# Electrocution sound



## Dark lord (Jan 8, 2007)

here is a few I have, one is a zip with dif sounds for mixing / using, the other two are mixed. I did electrocution & man screaming and mad lad by another member here.
http://www.4shared.com/folder/Ho3OkW3b/Laboratory-Electrocution.html 
Password - hallotunes

Hope this helps  if ya need any other sound effects or SFX music, let me know, got a lot for just about any haunt theme.


----------



## ZapWizard (Aug 25, 2011)

Here are some I have bookmarked for my mad laboratory theme:

http://www.freesound.org/people/McFex/sounds/104303/
http://www.freesound.org/people/aust_paul/sounds/30933/
http://www.freesound.org/people/Johnc/sounds/20681/


----------



## xxnonamexx (Oct 14, 2005)

Awesome, Thanks, What about an outdoor ambiance sound since we have a huge outdoor haunt where people will be walking through a field and I think scary music is a must that makes you feel alone as you walk and you always need to look behind you etc. thanks


----------



## ZapWizard (Aug 25, 2011)

Freesound.org has LOTS of great sounds, all of them free to download and use, just start searching.
http://ambianceapp.com/ has lots of background sounds including haunted sounds, many of them are actually from Freesound.org and will give you links back to the source sound file.

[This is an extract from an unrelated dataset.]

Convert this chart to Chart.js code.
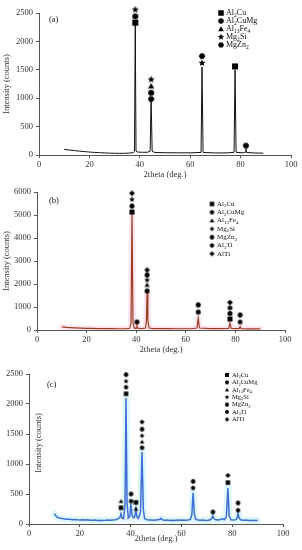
<!DOCTYPE html>
<html>
<head>
<meta charset="utf-8">
<script src="https://cdn.jsdelivr.net/npm/chart.js@4/dist/chart.umd.min.js"></script>
<style>
body { margin: 0; background: #fff; width: 302px; height: 550px; position: relative; overflow: hidden; }
canvas { position: absolute; left: 0; }
</style>
</head>
<body>
<canvas id="chartA" width="302" height="180" style="top:0"></canvas>
<canvas id="chartB" width="302" height="175" style="top:180px"></canvas>
<canvas id="chartC" width="302" height="184" style="top:360px"></canvas>
<script>
// panel (a)
const aTheta = [10,12,14,16,18,20,22,24,26,28,30,32,34,36,37.5,37.9,38.2,38.5,39.2,41,43,44.1,44.5,44.9,46,50,55,60,64.3,64.7,65.1,70,75,77.4,77.8,78.2,81,81.8,82.1,82.4,86,89];
const aCounts = [100,88,78,68,60,52,46,41,37,33,30,29,30,34,42,70,2300,70,52,48,48,65,1000,65,44,40,38,38,45,1550,45,36,38,48,1500,48,38,50,110,45,34,34];
const aPhases = ['Al2Cu','Al2CuMg','Al13Fe4','Mg2Si','MgZn2'];
const aMarkTheta = [38.2,38.2,38.2,44.5,44.5,44.5,44.5,64.7,64.7,77.8,82.1];
const aMarkCounts = [2330,2440,2560,985,1095,1215,1330,1620,1740,1560,165];
const aMarkPhase = ['Al2Cu','Al2CuMg','Mg2Si','MgZn2','Al2CuMg','Al13Fe4','Mg2Si','Mg2Si','MgZn2','Al2Cu','MgZn2'];

// panel (b)
const bTheta = [10,12,15,18,20,22,25,28,30,33,36,37.4,37.9,38.3,38.7,39.3,40.0,40.3,40.6,42,43.8,44.1,44.4,44.7,45.2,47,52,58,62,64.5,65,65.5,70,75,77.3,77.8,78.3,81.5,81.9,82.3,86,90];
const bCounts = [140,115,95,80,72,68,62,58,56,55,58,75,300,5100,300,75,80,200,80,62,85,400,1650,400,85,62,56,55,55,85,520,85,58,56,70,300,70,60,150,60,52,50];
const bcPhases = ['Al2Cu','Al2CuMg','Al13Fe4','Mg2Si','MgZn2','Al3Ti','AlTi'];
const bMarkTheta = [38.3,38.3,38.3,38.3,40.3,44.4,44.4,44.4,44.4,44.4,65,65,77.8,77.8,77.8,77.8,81.9,81.9];
const bMarkCounts = [5130,5390,5680,5950,350,1700,1960,2175,2390,2610,780,1090,480,720,960,1200,350,650];
const bMarkPhase = ['Al2Cu','MgZn2','Mg2Si','AlTi','Al2CuMg','Al2CuMg','Al13Fe4','Mg2Si','MgZn2','AlTi','Al2CuMg','MgZn2','Al2Cu','Al2CuMg','Al3Ti','AlTi','Al3Ti','MgZn2'];

// panel (c)
const cTheta = [10,10.5,11,12,13,14,15,16,17,18,19,20,21,22,23,24,25,26,27,28,29,30,31,32,33,34,35,35.8,36.2,36.6,37.2,37.8,38.2,38.6,39.1,39.7,40.1,40.6,41.3,41.7,42.1,42.5,43.1,43.9,44.5,45.0,45.5,46.5,47.5,48.5,49.5,50.5,51.5,52,52.5,53.5,54.5,55.5,56.5,57.5,58.5,59.5,60.5,61.5,62.5,63.5,64.1,64.6,65.1,65.7,66.5,67.5,68.5,69.5,70.5,71.5,72,72.4,72.8,73.5,74.5,75.5,76.2,76.8,77.7,78.3,78.8,79.5,80.5,81.5,82,82.3,82.7,83.5,84.5,85.5,86.5,87.5,88.5,89.5,90];
const cCounts = [170,140,115,100,90,85,80,78,72,75,70,68,72,66,70,64,62,66,60,63,60,62,65,62,68,70,85,110,170,100,90,300,2100,350,100,130,340,140,100,130,250,120,95,200,1200,250,90,70,65,68,62,70,75,95,70,62,66,60,64,60,65,62,66,62,68,75,150,520,160,75,65,62,66,60,64,70,100,135,90,70,65,75,90,70,120,600,140,70,65,72,110,180,100,68,62,66,60,64,60,62,60];
const cMarkTheta = [36.2,36.2,38.2,38.2,38.2,38.2,38.2,40.2,40.2,42.1,42.1,44.5,44.5,44.5,44.5,44.5,64.6,64.6,72.4,78.3,78.3,82.3,82.3];
const cMarkCounts = [270,380,2170,2280,2380,2490,2620,380,500,250,360,1270,1370,1470,1580,1700,600,710,200,690,810,230,350];
const cMarkPhase = ['Al2Cu','Al13Fe4','Al2Cu','Al3Ti','Mg2Si','MgZn2','AlTi','Al2CuMg','MgZn2','Al13Fe4','Al2Cu','Al2CuMg','Al13Fe4','Mg2Si','MgZn2','AlTi','Al3Ti','MgZn2','MgZn2','Al2Cu','AlTi','Al3Ti','MgZn2'];

const xTicks = [0, 20, 40, 60, 80, 100];

const SYM = { Al2Cu: 'square', Al2CuMg: 'circle', Al13Fe4: 'triangle', Mg2Si: 'star', MgZn2: 'hexagon', Al3Ti: 'pentagon', AlTi: 'diamond' };
const SERIF = '"Liberation Serif", "Times New Roman", serif';
Chart.defaults.font.family = SERIF;

const glyphCache = {};
function glyph(kind, s) {
    const key = kind + s;
    if (glyphCache[key]) return glyphCache[key];
    const c = document.createElement('canvas');
    c.width = c.height = Math.ceil(s) + 2;
    const g = c.getContext('2d');
    const m = c.width / 2, r = s / 2;
    g.fillStyle = '#000';
    g.beginPath();
    if (kind === 'square') {
        g.rect(m - r, m - r, s, s);
    } else if (kind === 'circle') {
        g.arc(m, m, r, 0, Math.PI * 2);
    } else {
        let n = 0, start = -Math.PI / 2, rr = r * 1.1;
        if (kind === 'triangle') n = 3, rr = r * 1.2;
        if (kind === 'diamond') n = 4, rr = r * 1.15;
        if (kind === 'pentagon') n = 5;
        if (kind === 'hexagon') n = 6, start = 0;
        if (kind === 'star') {
            for (let i = 0; i < 10; i++) {
                const a = -Math.PI / 2 + i * Math.PI / 5;
                const q = i % 2 ? r * 0.55 : r * 1.25;
                g.lineTo(m + q * Math.cos(a), m + q * Math.sin(a));
            }
        } else {
            for (let i = 0; i < n; i++) {
                const a = start + i * 2 * Math.PI / n;
                g.lineTo(m + rr * Math.cos(a), m + rr * Math.sin(a) + (kind === 'triangle' ? r * 0.2 : 0));
            }
        }
        g.closePath();
    }
    g.fill();
    glyphCache[key] = c;
    return c;
}

function drawFormula(ctx, text, x, y, size) {
    for (const ch of text) {
        const sub = /[0-9]/.test(ch);
        ctx.font = (sub ? size * 0.7 : size) + 'px ' + SERIF;
        ctx.fillText(ch, x, sub ? y + size * 0.3 : y);
        x += ctx.measureText(ch).width;
    }
}

const overlay = {
    id: 'overlay',
    afterDraw(chart, args, o) {
        const ctx = chart.ctx;
        ctx.save();
        ctx.fillStyle = '#111';
        ctx.textBaseline = 'middle';
        ctx.textAlign = 'left';
        ctx.font = '8.5px ' + SERIF;
        ctx.fillText(o.tag, o.tagX, o.tagY);
        o.phases.forEach((p, i) => {
            const y = o.legY + i * o.legStep;
            const img = glyph(SYM[p], o.legGlyph);
            ctx.drawImage(img, o.legX - img.width / 2, y - img.height / 2);
            drawFormula(ctx, p, o.legX + 5, y, o.legSize);
        });
        if (o.yTitle) {
            ctx.translate(o.yTitleX, o.yTitleY);
            ctx.rotate(-Math.PI / 2);
            ctx.textAlign = 'center';
            ctx.fillStyle = '#333';
            ctx.font = '8.5px ' + SERIF;
            ctx.fillText('Intensity (counts)', 0, 0);
        }
        ctx.restore();
    }
};

function xy(xs, ys) {
    return xs.map((x, i) => ({ x: x, y: ys[i] }));
}

function panel(id, o) {
    const tickFont = { size: 8.5, family: SERIF };
    const datasets = [];
    if (o.band) {
        datasets.push({
            type: 'line', data: xy(o.theta, o.counts), borderColor: o.band,
            borderWidth: o.bandWidth, pointRadius: 0, borderJoinStyle: 'round',
            borderCapStyle: 'round', order: 3
        });
    }
    datasets.push({
        type: 'line', data: xy(o.theta, o.counts), borderColor: o.color,
        borderWidth: o.lineWidth, pointRadius: 0, order: 2
    });
    datasets.push({
        type: 'scatter', data: xy(o.markTheta, o.markCounts),
        pointStyle: o.markPhase.map(p => glyph(SYM[p], o.markSize)),
        pointRadius: o.markSize / 2, clip: false, order: 1
    });

    new Chart(document.getElementById(id), {
        type: 'line',
        data: { datasets: datasets },
        options: {
            responsive: false,
            animation: false,
            events: [],
            layout: { padding: { top: o.padT, right: o.padR, left: 0, bottom: 0 } },
            plugins: { legend: { display: false }, tooltip: { enabled: false }, overlay: o.overlay },
            scales: {
                x: {
                    type: 'linear', min: 0, max: 100,
                    afterBuildTicks: s => { s.ticks = xTicks.map(v => ({ value: v })); },
                    ticks: { font: tickFont, color: '#333', padding: 2, maxRotation: 0, callback: v => String(v) },
                    grid: { drawOnChartArea: false, tickLength: 3, color: '#555' },
                    border: { color: '#555' },
                    title: { display: true, text: '2theta (deg.)', font: tickFont, color: '#333', padding: { top: 2, bottom: 0 } },
                    afterFit: s => { s.height = o.xH; }
                },
                y: {
                    min: 0, max: o.yMax,
                    ticks: { stepSize: o.yStep, font: tickFont, color: '#333', padding: 3, callback: v => String(v) },
                    grid: { drawOnChartArea: false, tickLength: 3, color: '#555' },
                    border: { color: '#555' },
                    title: { display: o.yTitleAxis, text: 'Intensity (counts)', font: tickFont, color: '#333', padding: { top: 2, bottom: 0 } },
                    afterFit: s => { s.width = o.yW; }
                }
            }
        },
        plugins: [overlay]
    });
}

panel('chartA', {
    theta: aTheta, counts: aCounts, markTheta: aMarkTheta, markCounts: aMarkCounts, markPhase: aMarkPhase,
    color: '#111', lineWidth: 1, markSize: 6,
    yMax: 2500, yStep: 500, yW: 39, xH: 25, padT: 13, padR: 11, yTitleAxis: true,
    overlay: { tag: '(a)', tagX: 49, tagY: 20, phases: aPhases, legX: 221, legY: 13, legStep: 8, legSize: 8, legGlyph: 5.5 }
});

panel('chartB', {
    theta: bTheta, counts: bCounts, markTheta: bMarkTheta, markCounts: bMarkCounts, markPhase: bMarkPhase,
    color: '#9c3b22', lineWidth: 1.2, band: 'rgba(250, 215, 232, 0.6)', bandWidth: 6, markSize: 5,
    yMax: 6000, yStep: 1000, yW: 37, xH: 25, padT: 12, padR: 17, yTitleAxis: true,
    overlay: { tag: '(b)', tagX: 49, tagY: 21, phases: bcPhases, legX: 212, legY: 24, legStep: 8.3, legSize: 7, legGlyph: 4.5 }
});

panel('chartC', {
    theta: cTheta, counts: cCounts, markTheta: cMarkTheta, markCounts: cMarkCounts, markPhase: cMarkPhase,
    color: '#3f6fd6', lineWidth: 1.5, band: 'rgba(212, 244, 251, 0.75)', bandWidth: 7, markSize: 4.5,
    yMax: 2500, yStep: 500, yW: 29, xH: 20, padT: 14, padR: 19, yTitleAxis: false,
    overlay: { tag: '(c)', tagX: 47, tagY: 25, phases: bcPhases, legX: 227, legY: 15, legStep: 7.4, legSize: 6.5, legGlyph: 4,
        yTitle: true, yTitleX: 39, yTitleY: 83 }
});
</script>
</body>
</html>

I am doing a mad scientist theme, here is one of the background sounds I am using:
http://www.freesound.org/people/DJ Chronos/sounds/57714/


----------



## robsmlrat (Mar 27, 2011)

can I get a copy of the audio files ??
thanks


----------



## Dark lord (Jan 8, 2007)

robsmlrat said:


> can I get a copy of the audio files ??
> thanks


PM link sent


----------



## Asia Kowalska (Oct 20, 2015)

i love it so muuch


----------



## Dark lord (Jan 8, 2007)

Asia Kowalska said:


> i love it so muuch


Did you need electrocution sound effect ?


----------



## Ghost Ninja (Aug 25, 2013)

I just searched electricity sounds on YT and I found plenty of good samples.


----------



## killa283 (May 11, 2011)

What about a hangman prop any sound fx for that?


----------



## Dark lord (Jan 8, 2007)

killa283 said:


> What about a hangman prop any sound fx for that?


Yes I have one, very short. Just the sound of a man - UH,.....then sound of the rope stretching / swinging.


----------